Spot each line in the records below where the word "chart" occurs, then copy it.

** start Provided information **

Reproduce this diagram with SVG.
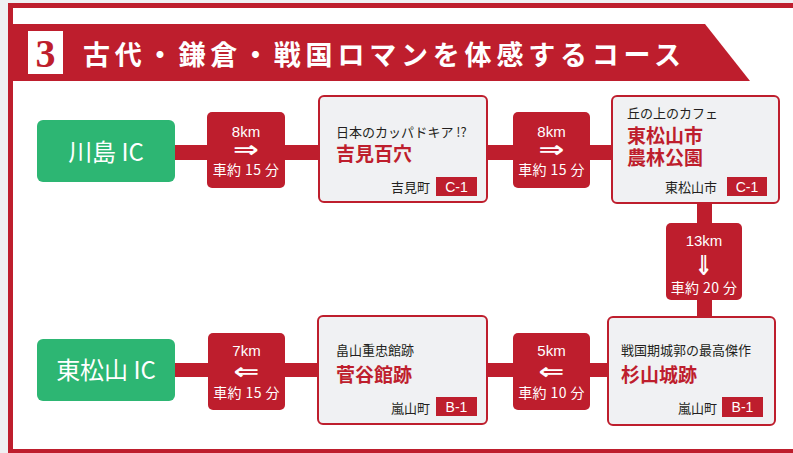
<svg xmlns="http://www.w3.org/2000/svg" width="793" height="453" viewBox="0 0 793 453">
<defs>
<style>
.red{fill:#be1e2d}
.grn{fill:#2db673}
.card{fill:#f0f1f3;stroke:#be1e2d;stroke-width:2}
.t{font-family:"Noto Sans CJK JP","Noto Sans",sans-serif}
.sub{font-size:13px;fill:#231f20}
.name{font-size:19px;font-weight:700;fill:#be1e2d}
.dist{font-size:14px;fill:#ffffff;text-anchor:middle;letter-spacing:0.4px}
.km{font-size:15px;fill:#ffffff;text-anchor:middle;font-family:"Liberation Sans",Arial,sans-serif}
.arr{font-size:22px;fill:#ffffff;text-anchor:middle;font-family:"DejaVu Sans",sans-serif;font-weight:700}
.lab{font-size:14px;fill:#ffffff;text-anchor:middle;font-family:"Liberation Sans",Arial,sans-serif}
.ic{font-size:24px;fill:#ffffff;text-anchor:middle}
</style>
</defs>
<rect x="0" y="0" width="793" height="453" fill="#eff0f2"/>
<rect x="8" y="3" width="785" height="450" fill="#ffffff"/>
<g id="frame">
<rect class="red" x="8" y="3" width="785" height="5"/>
<rect class="red" x="8" y="3" width="5" height="450"/>
<rect class="red" x="8" y="449" width="785" height="4"/>
<polygon class="red" points="8,24 705,24 750,81 8,81"/>
<rect x="28" y="31" width="35" height="43" fill="#ffffff"/>
<text x="45.5" y="67" text-anchor="middle" font-family="'Liberation Serif','Times New Roman',serif" font-weight="700" font-size="40" fill="#be1e2d">3</text>
<text class="t" x="83" y="65" font-size="27" font-weight="700" fill="#ffffff" letter-spacing="4.8">古代・鎌倉・戦国ロマンを体感するコース</text>
</g>
<g id="connectors">
<rect class="red" x="175" y="145" width="145" height="15"/>
<rect class="red" x="486" y="145" width="127" height="15"/>
<rect class="red" x="697" y="202" width="15" height="116"/>
<rect class="red" x="486" y="363" width="123" height="14"/>
<rect class="red" x="175" y="363" width="144" height="14"/>
</g>
<g id="start-kawajima-ic">
<rect class="grn" x="37" y="120" width="138" height="62" rx="6"/>
<text class="t ic" x="106" y="161">川島 IC</text>
</g>
<g id="leg1">
<rect class="red" x="207" y="112" width="78" height="76" rx="5"/>
<text class="km" x="246" y="137">8km</text>
<text class="arr" transform="translate(246 0) scale(1.4 1) translate(-246 0)" x="246" y="157">⇒</text>
<text class="t dist" x="246" y="175">車約 15 分</text>
</g>
<g id="yoshimi-hyakuana">
<rect class="card" x="319" y="96" width="168" height="106" rx="5"/>
<text class="t sub" x="336" y="137">日本のカッパドキア !?</text>
<text class="t name" x="336" y="161">吉見百穴</text>
<text class="t sub" x="430" y="192" text-anchor="end">吉見町</text>
<rect class="red" x="436" y="177" width="41" height="19"/>
<text class="lab" x="456.5" y="191.5">C-1</text>
</g>
<g id="leg2">
<rect class="red" x="513" y="112" width="77" height="76" rx="5"/>
<text class="km" x="551.5" y="137">8km</text>
<text class="arr" transform="translate(551.5 0) scale(1.4 1) translate(-551.5 0)" x="551.5" y="157">⇒</text>
<text class="t dist" x="551.5" y="175">車約 15 分</text>
</g>
<g id="noringkoen">
<rect class="card" x="612" y="96" width="167" height="107" rx="5"/>
<text class="t sub" x="627" y="118">丘の上のカフェ</text>
<text class="t name" x="627" y="143">東松山市</text>
<text class="t name" x="627" y="165">農林公園</text>
<text class="t sub" x="717" y="192" text-anchor="end">東松山市</text>
<rect class="red" x="727" y="177" width="40" height="19"/>
<text class="lab" x="747" y="191.5">C-1</text>
</g>
<g id="leg3">
<rect class="red" x="666" y="223" width="76" height="77" rx="5"/>
<text class="km" x="704" y="246">13km</text>
<text class="arr" transform="translate(0 268) scale(1 1.25) translate(0 -268)" x="704" y="274">⇓</text>
<text class="t dist" x="704" y="293">車約 20 分</text>
</g>
<g id="sugiyama-jo">
<rect class="card" x="608" y="317" width="167" height="108" rx="5"/>
<text class="t sub" x="621" y="355">戦国期城郭の最高傑作</text>
<text class="t name" x="621" y="382">杉山城跡</text>
<text class="t sub" x="717" y="413" text-anchor="end">嵐山町</text>
<rect class="red" x="722" y="397" width="41" height="20"/>
<text class="lab" x="742.5" y="412">B-1</text>
</g>
<g id="leg4">
<rect class="red" x="513" y="333" width="77" height="77" rx="5"/>
<text class="km" x="551.5" y="356">5km</text>
<text class="arr" transform="translate(551.5 0) scale(1.4 1) translate(-551.5 0)" x="551.5" y="379">⇐</text>
<text class="t dist" x="551.5" y="398">車約 10 分</text>
</g>
<g id="sugaya-yakata">
<rect class="card" x="318" y="316" width="169" height="108" rx="5"/>
<text class="t sub" x="336" y="355">畠山重忠館跡</text>
<text class="t name" x="336" y="382">菅谷館跡</text>
<text class="t sub" x="430" y="413" text-anchor="end">嵐山町</text>
<rect class="red" x="436" y="397" width="41" height="19"/>
<text class="lab" x="456.5" y="411.5">B-1</text>
</g>
<g id="leg5">
<rect class="red" x="208" y="333" width="77" height="77" rx="5"/>
<text class="km" x="246.5" y="356">7km</text>
<text class="arr" transform="translate(246.5 0) scale(1.4 1) translate(-246.5 0)" x="246.5" y="379">⇐</text>
<text class="t dist" x="246.5" y="398">車約 15 分</text>
</g>
<g id="goal-higashimatsuyama-ic">
<rect class="grn" x="37" y="339" width="138" height="62" rx="6"/>
<text class="t ic" x="106" y="379">東松山 IC</text>
</g>
</svg>
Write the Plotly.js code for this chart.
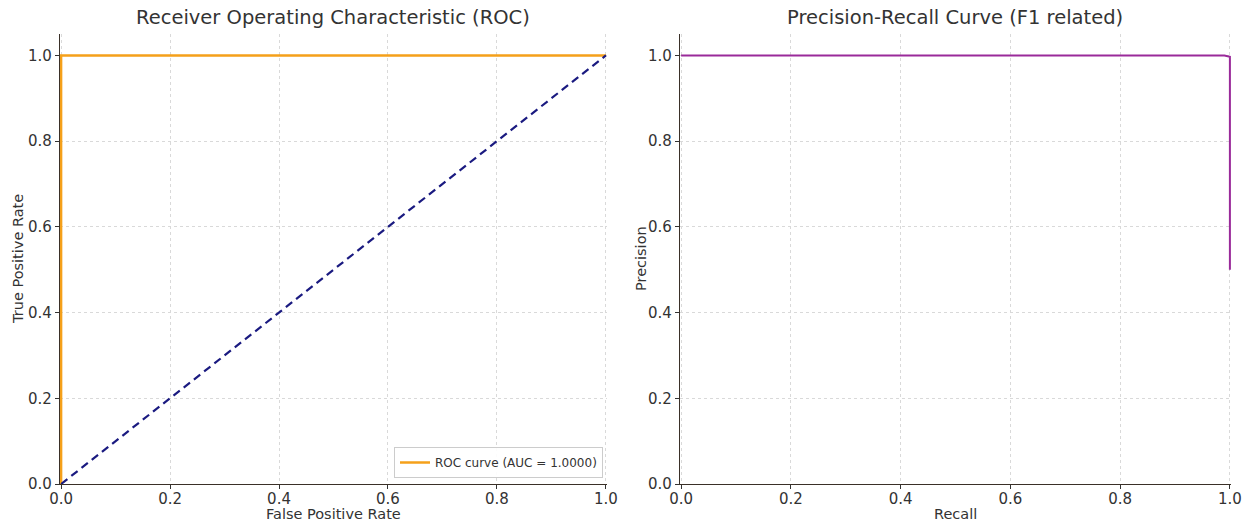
<!DOCTYPE html>
<html>
<head>
<meta charset="utf-8">
<script src="https://cdn.plot.ly/plotly-3.0.1.min.js"></script>
<style>html,body{margin:0;padding:0;background:#fff;}#chart{width:1255px;height:528px;}</style>
</head>
<body>
<div id="chart"></div>
<script>
// ROC data
const rocFpr = [0.0, 0.0, 1.0];
const rocTpr = [0.0, 1.0, 1.0];
const chanceX = [0.0, 1.0];
const chanceY = [0.0, 1.0];
const rocLabel = 'ROC curve (AUC = 1.0000)';
// Precision-Recall data
const prRecall = [0.0, 0.99, 1.0, 1.0];
const prPrecision = [1.0, 1.0, 0.997, 0.5];
// Tick labels
const tickVals = [0.0, 0.2, 0.4, 0.6, 0.8, 1.0];
const tickText = ['0.0', '0.2', '0.4', '0.6', '0.8', '1.0'];

const W = 1255, H = 528;
const px = v => v / W;
const py = v => (H - v) / H;

const font = {family: 'DejaVu Sans, sans-serif', color: '#333333'};

function axisBase(domain, range) {
  return {
    domain: domain,
    range: range,
    tickmode: 'array',
    tickvals: tickVals,
    ticktext: tickText,
    ticks: 'outside',
    ticklen: 4,
    tickwidth: 1,
    tickcolor: '#333',
    showline: true,
    linecolor: '#3a3028',
    linewidth: 1.2,
    showgrid: true,
    gridcolor: '#d9d9d9',
    gridwidth: 1,
    griddash: '3px,3px',
    zeroline: false,
    layer: 'above traces',
    tickfont: {family: font.family, size: 15, color: '#333'},
    fixedrange: true
  };
}

const traces = [
  {
    x: rocFpr, y: rocTpr, type: 'scatter', mode: 'lines',
    name: rocLabel, line: {color: '#f5a01a', width: 2.5},
    xaxis: 'x', yaxis: 'y', showlegend: true
  },
  {
    x: chanceX, y: chanceY, type: 'scatter', mode: 'lines',
    line: {color: '#1a1a80', width: 2.2, dash: '8px,5px'},
    xaxis: 'x', yaxis: 'y', showlegend: false
  },
  {
    x: prRecall, y: prPrecision, type: 'scatter', mode: 'lines',
    line: {color: '#9a2a9a', width: 2},
    xaxis: 'x2', yaxis: 'y2', showlegend: false
  }
];

const xa1 = axisBase([px(60), px(607)], [-0.002, 1.002]);
const ya1 = axisBase([py(484), py(34)], [0, 1.05]);
const xa2 = axisBase([px(680), px(1231)], [-0.002, 1.002]);
const ya2 = axisBase([py(484), py(34)], [0, 1.05]);
xa1.anchor = 'y'; ya1.anchor = 'x';
xa2.anchor = 'y2'; ya2.anchor = 'x2';
xa1.ticklabelstandoff = -3; xa2.ticklabelstandoff = -3;

const ann = (text, x, y, size, angle) => ({
  text: text, x: x, y: y, xref: 'paper', yref: 'paper',
  xanchor: 'center', yanchor: 'middle', showarrow: false,
  textangle: angle || 0,
  font: {family: font.family, size: size, color: '#333'}
});

const layout = {
  width: W, height: H,
  margin: {l: 0, r: 0, t: 0, b: 0},
  paper_bgcolor: '#ffffff',
  plot_bgcolor: '#ffffff',
  xaxis: xa1, yaxis: ya1, xaxis2: xa2, yaxis2: ya2,
  showlegend: true,
  legend: {
    x: px(603), y: py(478), xanchor: 'right', yanchor: 'bottom',
    bgcolor: 'rgba(255,255,255,0.9)', bordercolor: '#cccccc', borderwidth: 1,
    font: {family: font.family, size: 12, color: '#333'},
    itemwidth: 30
  },
  annotations: [
    ann('Receiver Operating Characteristic (ROC)', px(333), py(18), 19.5),
    ann('Precision-Recall Curve (F1 related)', px(955), py(18), 19.5),
    ann('False Positive Rate', px(333), py(514), 14.5),
    ann('Recall', px(955), py(514), 14.5),
    ann('True Positive Rate', px(18), py(259), 14.5, -90),
    ann('Precision', px(641), py(259), 14.5, -90)
  ]
};

Plotly.newPlot('chart', traces, layout, {displayModeBar: false, staticPlot: true});
</script>
</body>
</html>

** end Provided information **

Solution to the exercise:
Write the Plotly.js code for this chart.
<style>html,body{margin:0;padding:0;background:#fff;}#chart{width:1255px;height:528px;}</style>
<div id="chart"></div>
Plotly.newPlot('chart', traces, layout, {displayModeBar: false, staticPlot: true});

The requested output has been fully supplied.